The Carlsbad Caverns are excellent, there's even a lift down to the "Big Room" to save your feet (or time), and the Big Room is big, it's like no other cave I've been in. Of course each rock formation has it's own name, but unlike Routarua (in New Zealand) nothing with "devil" in it. I took a load of photo's and got chatting to a 'park' ranger, he told me that the cave wasn't carved by water, it was created by acid eating the rock away. I guess that's why it's so big.
From Carlsbad it was back across the mountains, which was very interesting. It started out on a high plateaux with a low scrub covering, but then changed to a tree lined valley called the Lincoln Forest. Almost like a hidden world. After that there was a huge drop down to the flat plain, with tantalising views of white sands. I think the forest was at 8000 feet, and the drop down was over 4000 feet, enough to make my ears pop.
Then there was the drive over to White Sands, which was a bit of a surprise. I was expecting flatness, but its a series of dunes that are moving across the flat plain at about 30 meters a year. The contrast between the desert floor and the dunes is so distinct, it's like a line has been drawn, but that line is moving every so slowly. Out on the dunes there's a whole lot of silence. Also the dunes are not made up of sand, but rather tiny gypsum particles all of the same sort of size, so when you disturb it (by walking over it) it's like the grains in an egg timer.
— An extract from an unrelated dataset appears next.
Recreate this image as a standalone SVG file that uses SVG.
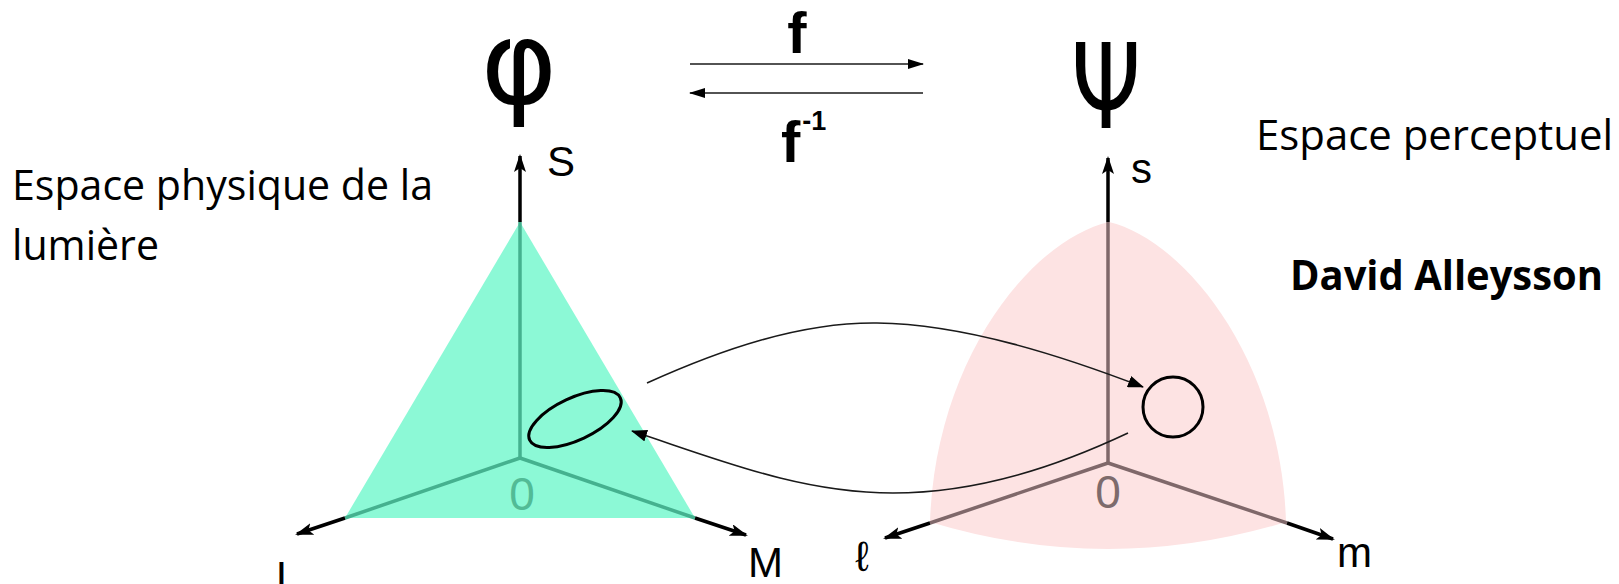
<svg xmlns="http://www.w3.org/2000/svg" width="1619" height="584" viewBox="0 0 1619 584">
<defs>
<style>
.sans{font-family:"Liberation Sans",Arial,sans-serif}
.greek{font-family:"DejaVu Sans","Liberation Sans",sans-serif;fill:#000}
.body{font-family:"Open Sans","Noto Sans",sans-serif;font-size:42px;fill:#000}
.conn{fill:none;stroke:#1a1a1a;stroke-width:1.6}
.ak{fill:none;stroke:#000;stroke-width:3.5}
.ag{fill:none;stroke:#45b18f;stroke-width:3.5}
.ap{fill:none;stroke:#7f686a;stroke-width:3.5}
.lab{font-family:"Liberation Sans","DejaVu Sans",Arial,sans-serif;font-size:42px;fill:#000}
</style>
<marker id="axh" viewBox="0 0 18 12" refX="16" refY="6" markerWidth="18" markerHeight="12" markerUnits="userSpaceOnUse" orient="auto">
<path d="M0,0 L18,6 L0,12 L4,6 Z" fill="#000"/>
</marker>
<marker id="cah" viewBox="0 0 16 12" refX="15" refY="6" markerWidth="16" markerHeight="12" markerUnits="userSpaceOnUse" orient="auto">
<path d="M0,0 L16,6 L0,12 Z" fill="#000"/>
</marker>
<marker id="fah" viewBox="0 0 16 10" refX="15" refY="5" markerWidth="16" markerHeight="10" markerUnits="userSpaceOnUse" orient="auto">
<path d="M0,0 L16,5 L0,10 Z" fill="#000"/>
</marker>
</defs>
<rect width="1619" height="584" fill="#fff"/>

<g id="title-left">
<text class="body" x="12" y="200" textLength="421" lengthAdjust="spacingAndGlyphs">Espace physique de la</text>
<text class="body" x="12" y="260" textLength="147" lengthAdjust="spacingAndGlyphs">lumière</text>
</g>

<g id="title-right">
<text class="body" x="1256" y="150" textLength="357" lengthAdjust="spacingAndGlyphs">Espace perceptuel</text>
<text class="body" x="1290" y="290" font-weight="bold" textLength="313" lengthAdjust="spacingAndGlyphs">David Alleysson</text>
</g>

<g id="phi">
<text class="greek" x="519" y="103" font-size="116" text-anchor="middle">φ</text>
</g>
<g id="psi">
<text class="greek" x="1071" y="128" font-size="118" textLength="70" lengthAdjust="spacingAndGlyphs">Ψ</text>
</g>

<g id="mapping">
<line class="conn" x1="690" y1="64" x2="923" y2="64" stroke="#333" marker-end="url(#fah)"/>
<line class="conn" x1="923" y1="93" x2="690" y2="93" stroke="#333" marker-end="url(#fah)"/>
<text class="sans" x="797" y="53" font-size="58" font-weight="bold" text-anchor="middle">f</text>
<text class="sans" x="781" y="162" font-size="58" font-weight="bold">f<tspan font-size="27" dx="2" dy="-32">-1</tspan></text>
</g>

<g id="physical-space">
<polygon points="520,222 345,518 695,518" fill="#8cf9d6"/>
<line class="ag" x1="520" y1="222" x2="520" y2="458"/>
<line class="ag" x1="520" y1="458" x2="345" y2="518"/>
<line class="ag" x1="520" y1="458" x2="695" y2="518"/>
<line class="ak" x1="520" y1="222" x2="520" y2="156" marker-end="url(#axh)"/>
<line class="ak" x1="345" y1="518" x2="297" y2="534" marker-end="url(#axh)"/>
<line class="ak" x1="695" y1="518" x2="746" y2="535" marker-end="url(#axh)"/>
<text class="sans" x="522" y="510" font-size="46" fill="#52bb96" text-anchor="middle">0</text>
<text class="lab" x="547" y="176">S</text>
<text class="lab" x="276" y="591">L</text>
<text class="lab" x="748" y="577">M</text>
<ellipse cx="575" cy="419" rx="50" ry="21" transform="rotate(-25 575 419)" fill="none" stroke="#000" stroke-width="3"/>
</g>

<g id="perceptual-space">
<path d="M1109,222 C1031,240 935,360 930,522 Q1108,576 1286,522 C1281,360 1185,240 1109,222 Z" fill="#fde3e3"/>
<line class="ap" x1="1108" y1="222" x2="1108" y2="463"/>
<line class="ap" x1="1108" y1="463" x2="930" y2="523"/>
<line class="ap" x1="1108" y1="463" x2="1287" y2="523"/>
<line class="ak" x1="1108" y1="222" x2="1108" y2="158" marker-end="url(#axh)"/>
<line class="ak" x1="930" y1="523" x2="885" y2="538" marker-end="url(#axh)"/>
<line class="ak" x1="1287" y1="523" x2="1333" y2="539" marker-end="url(#axh)"/>
<text class="sans" x="1108" y="508" font-size="46" fill="#7d6b6c" text-anchor="middle">0</text>
<text class="lab" x="1131" y="183">s</text>
<text class="lab" x="862" y="571" text-anchor="middle">ℓ</text>
<text class="lab" x="1337" y="567" font-size="44">m</text>
<circle cx="1173" cy="407" r="30" fill="none" stroke="#000" stroke-width="3"/>
</g>

<g id="connectors">
<path class="conn" d="M647,383 C720,350 800,322 877,323 C965,324 1065,357 1143,387" marker-end="url(#cah)"/>
<path class="conn" d="M1128,433 C1060,465 980,493 893,493 C800,493 720,460 632,431" marker-end="url(#cah)"/>
</g>
</svg>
I ran up the dunes to take some photos. On the leading edge there are quite a few plants, but further back it's quite sterile. After the tarmac runs out, they just use a plough to create the road from the gypsum. It's so white.
Then it was another haul over the mountains through Indian country (complete with Casino) to Roswell. Almost 500 miles in one day. I found my hotel with no issues and nipped across the road to eat at Arbies.